Before writing this article I had never heard of a data cube nor the Google Earth Engine (GEE). What stirred my interest was the fact Natural Resources Canada (NRCan) had begun to engage with the Canadian geomatics community on creating a data cube of our own. If you follow this link you will see the call for participation in a workshop, “CCRS in Ottawa: Big Geospatial Data Analytics Workshop“ from late last year.
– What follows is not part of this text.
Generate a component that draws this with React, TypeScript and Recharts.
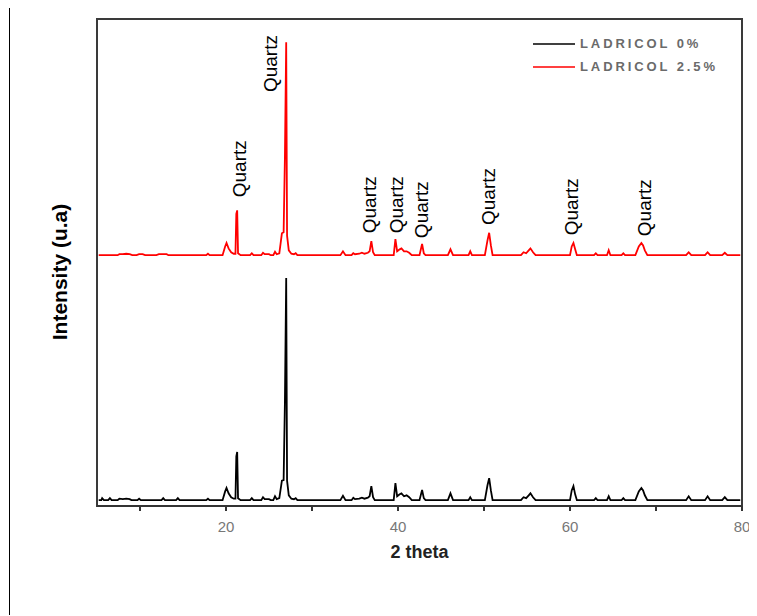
import React from 'react';
import { LineChart, Line, XAxis, YAxis, ReferenceArea, ReferenceDot, Label } from 'recharts';

// 2θ / intensity pairs (counts above each trace's own baseline)
const blackPattern: [number, number][] = [
  [5.2, 0], [5.5, 0], [5.6, 4], [5.8, 0], [6.3, 0], [6.5, 4], [6.7, 0],
  [7.4, 0], [7.6, 3], [8.0, 2], [8.4, 3], [8.8, 2], [9.0, 0], [9.7, 0], [9.9, 3], [10.1, 0],
  [12.5, 0], [12.7, 4], [12.9, 0], [14.2, 0], [14.4, 4], [14.6, 0], [17.7, 0], [17.9, 3], [18.1, 0],
  [19.6, 0], [19.9, 18], [20.06, 25], [20.3, 14], [20.6, 6], [20.9, 3], [21.1, 3], [21.2, 90], [21.3, 99], [21.4, 4], [21.7, 0],
  [22.8, 0], [23.0, 4], [23.2, 0], [24.1, 0], [24.3, 6], [24.5, 2], [25.0, 2], [25.2, 0],
  [25.5, 0], [25.7, 8], [25.9, 2], [26.2, 4], [26.5, 40], [26.7, 41], [26.85, 200], [27.0, 456], [27.1, 40], [27.3, 10], [27.6, 3], [27.9, 2], [28.1, 4], [28.3, 0],
  [33.3, 0], [33.6, 9], [33.9, 0], [34.6, 0], [34.8, 5], [35.0, 2], [35.5, 3], [35.8, 5], [36.1, 3], [36.5, 5], [36.7, 8], [36.9, 29], [37.1, 6], [37.3, 0],
  [39.5, 0], [39.7, 35], [39.9, 8], [40.2, 12], [40.4, 14], [40.7, 8], [41.0, 10], [41.3, 6], [41.6, 0],
  [42.5, 0], [42.8, 21], [43.0, 4], [43.2, 0], [45.8, 0], [46.1, 14], [46.4, 0], [48.2, 0], [48.4, 6], [48.6, 0],
  [50.1, 0], [50.4, 30], [50.6, 45], [50.8, 20], [51.0, 0],
  [54.3, 0], [54.6, 6], [54.9, 4], [55.2, 10], [55.4, 14], [55.7, 6], [56.0, 0],
  [60.0, 0], [60.2, 20], [60.4, 29], [60.6, 12], [60.8, 0],
  [62.8, 0], [63.0, 4], [63.2, 0], [64.3, 0], [64.5, 8], [64.7, 0], [66.0, 0], [66.2, 4], [66.4, 0],
  [67.6, 0], [68.0, 18], [68.3, 25], [68.5, 20], [68.7, 10], [69.0, 0],
  [73.5, 0], [73.8, 8], [74.1, 0], [75.7, 0], [76.0, 8], [76.3, 0], [77.7, 0], [78.0, 6], [78.3, 0], [79.8, 0],
];

const redPattern: [number, number][] = [
  [5.2, 0], [7.4, 0], [7.6, 2], [8.0, 2], [8.4, 3], [8.8, 2], [9.1, 0], [9.6, 0], [9.9, 2], [10.3, 2], [10.6, 0],
  [11.9, 0], [12.2, 2], [13.1, 2], [13.3, 0], [17.7, 0], [17.9, 3], [18.1, 0],
  [19.6, 0], [19.9, 18], [20.06, 25], [20.3, 14], [20.6, 6], [20.9, 3], [21.1, 3], [21.2, 85], [21.3, 92], [21.4, 4], [21.7, 0],
  [22.8, 0], [23.0, 4], [23.2, 0], [24.1, 0], [24.3, 5], [24.5, 2], [25.0, 2], [25.2, 0],
  [25.5, 0], [25.7, 7], [25.9, 2], [26.2, 4], [26.5, 45], [26.7, 47], [26.85, 200], [27.0, 437], [27.1, 40], [27.3, 10], [27.6, 3], [27.9, 2], [28.1, 4], [28.3, 0],
  [33.3, 0], [33.6, 8], [33.9, 0], [34.6, 0], [34.8, 4], [35.0, 2], [35.5, 3], [35.8, 5], [36.1, 3], [36.5, 5], [36.7, 8], [36.9, 29], [37.1, 6], [37.3, 0],
  [39.5, 0], [39.7, 33], [39.9, 8], [40.2, 12], [40.4, 14], [40.7, 8], [41.0, 8], [41.3, 5], [41.6, 0],
  [42.5, 0], [42.8, 23], [43.0, 4], [43.2, 0], [45.8, 0], [46.1, 12], [46.4, 0], [48.2, 0], [48.4, 8], [48.6, 0],
  [50.1, 0], [50.4, 30], [50.6, 46], [50.8, 20], [51.0, 0],
  [54.3, 0], [54.6, 6], [54.9, 4], [55.2, 10], [55.4, 14], [55.7, 6], [56.0, 0],
  [60.0, 0], [60.2, 18], [60.4, 25], [60.6, 12], [60.8, 0],
  [62.8, 0], [63.0, 4], [63.2, 0], [64.3, 0], [64.5, 10], [64.7, 0], [66.0, 0], [66.2, 4], [66.4, 0],
  [67.6, 0], [68.0, 18], [68.3, 25], [68.5, 20], [68.7, 10], [69.0, 0],
  [73.5, 0], [73.8, 6], [74.1, 0], [75.7, 0], [76.0, 6], [76.3, 0], [77.7, 0], [78.0, 5], [78.3, 0], [79.8, 0],
];

// vertical stacking offsets of the two traces
const BLACK_BASE = 12;
const RED_BASE = 515;

// "Quartz" annotations: 2θ of label centre, intensity where the text starts
const quartzTheta = [21.57, 25.23, 36.69, 39.78, 42.72, 50.48, 60.2, 68.7];
const quartzLabelY = [634, 850, 560, 560, 550, 577, 556, 554];

const xTicks = [10, 20, 30, 40, 50, 60, 70, 80];
const xLabels = [20, 40, 60, 80];

const seriesNames = ['LADRICOL 0%', 'LADRICOL 2.5%'];
const seriesColors = ['#000000', '#ff0000'];

const blackData = blackPattern.map(([t, c]) => ({ t, v: BLACK_BASE + c }));
const redData = redPattern.map(([t, c]) => ({ t, v: RED_BASE + c }));

const font = "'Liberation Sans', Arial, sans-serif";

const QuartzText = (props: any) => (
  <text
    x={props.cx}
    y={props.cy}
    transform={`rotate(-90 ${props.cx} ${props.cy})`}
    dominantBaseline="central"
    textAnchor="start"
    fontFamily={font}
    fontSize={19}
    fill="#000"
  >
    Quartz
  </text>
);

const LegendBox = () => (
  <div style={{ position: 'absolute', left: 525, top: 24, fontFamily: font }}>
    {seriesNames.map((name, i) => (
      <div key={name} style={{ display: 'flex', alignItems: 'center', height: 23 }}>
        <div style={{ width: 42, height: 2, background: seriesColors[i], opacity: 0.75, marginRight: 5 }} />
        <span style={{ fontSize: 13, fontWeight: 700, letterSpacing: 2.9, color: '#6a6a6a' }}>{name}</span>
      </div>
    ))}
  </div>
);

const App: React.FC = () => {
  return (
    <div style={{ position: 'relative', width: 749, height: 608 }}>
      <div
        style={{
          position: 'absolute',
          left: 1,
          top: -1,
          width: 747,
          height: 608,
          borderLeft: '1px solid #000',
          borderTop: '1px solid #000',
          boxSizing: 'border-box',
        }}
      />
      <div
        style={{
          position: 'absolute',
          left: 52 - 110,
          top: 264 - 13,
          width: 220,
          lineHeight: '26px',
          textAlign: 'center',
          transform: 'rotate(-90deg)',
          fontFamily: font,
          fontWeight: 700,
          fontSize: 21,
          color: '#000',
        }}
      >
        Intensity (u.a)
      </div>
      <LineChart width={749} height={608} margin={{ top: 11, right: 15, bottom: 50, left: 89 }}>
        <XAxis
          dataKey="t"
          type="number"
          domain={[5, 80]}
          allowDataOverflow
          ticks={xTicks}
          tickFormatter={(v: number) => (xLabels.includes(v) ? String(v) : '')}
          height={60}
          axisLine={{ stroke: '#333', strokeWidth: 2 }}
          tickLine={{ stroke: '#333', strokeWidth: 2 }}
          tickSize={5}
          tickMargin={10}
          tick={{ fill: '#777', fontSize: 15, fontFamily: font }}
        >
          <Label
            value="2 theta"
            position="insideBottom"
            offset={8}
            style={{ fontFamily: font, fontWeight: 700, fontSize: 18, fill: '#222' }}
          />
        </XAxis>
        <YAxis hide width={0} type="number" domain={[0, 1000]} allowDataOverflow />
        <ReferenceArea x1={5} x2={80} y1={0} y2={1000} fill="none" stroke="#3a3a3a" strokeWidth={2} ifOverflow="visible" />
        <Line
          data={blackData}
          dataKey="v"
          type="linear"
          stroke={seriesColors[0]}
          strokeWidth={1.8}
          dot={false}
          isAnimationActive={false}
          name={seriesNames[0]}
        />
        <Line
          data={redData}
          dataKey="v"
          type="linear"
          stroke={seriesColors[1]}
          strokeWidth={1.8}
          dot={false}
          isAnimationActive={false}
          name={seriesNames[1]}
        />
        {quartzTheta.map((t, i) => (
          <ReferenceDot key={t} x={t} y={quartzLabelY[i]} r={0} ifOverflow="visible" shape={QuartzText} />
        ))}
      </LineChart>
      <LegendBox />
    </div>
  );
};

export default App;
It seems the Canadian government believes data cubes are important and wants us to have one of our own. That led me to ask the question “But what is a data cube?” I’m a fairly newly minted Canadian geospatial practitioner and I know nothing about this whole data cube concept. In order to explore the topic I have decided to look at one that is already up and running. So join me as I take a look at the Google Earth Engine and how it works and how it can be used.
In General Terms What is a Data Cube?
Although the data cube concept is complex, I will try to explain it as simply as possible. Essentially the term “data cube” refers to the idea that we can take take massive amounts of remotely sensed data, like Landsat for instance over 30 years, and then stack the data over time to answer questions that otherwise might be too computational intensive for a regular system. Using a data cube we could do an analysis like: how have shorelines changed over the last 30-40 years in Canada?
So we are talking about vast amounts of geographic data over a large amount of time. This is a simplistic explanation but one we can all grasp out of the gate. I actually had a really hard time finding a clear definition of a data cube so if anyone has one please add it to the comments.
Google Earth Engine
Google describes the Google Earth Engine as:
“Google Earth Engine combines a multi-petabyte catalog of satellite imagery and geospatial datasets with planetary-scale analysis capabilities and makes it available for scientists, researchers, and developers to detect changes, map trends, and quantify differences on the Earth’s surface.”
GEE was first introduced in December 2010 at the International Climate Change conference in Cancun, Mexico. Google has created a YouTube video introducing GEE that I found quite informative.
One of the reasons I picked the GEE to explore was that it has a fairly simple process to get access to the system. Users can request access by filling out a form on the website https://earthengine.google.com/signup. They don’t accept everybody so don’t hold your breath. I’m not sure how they decide who gets in or not. The system is free for nonprofits and educational purposes so your school should be able to get you access.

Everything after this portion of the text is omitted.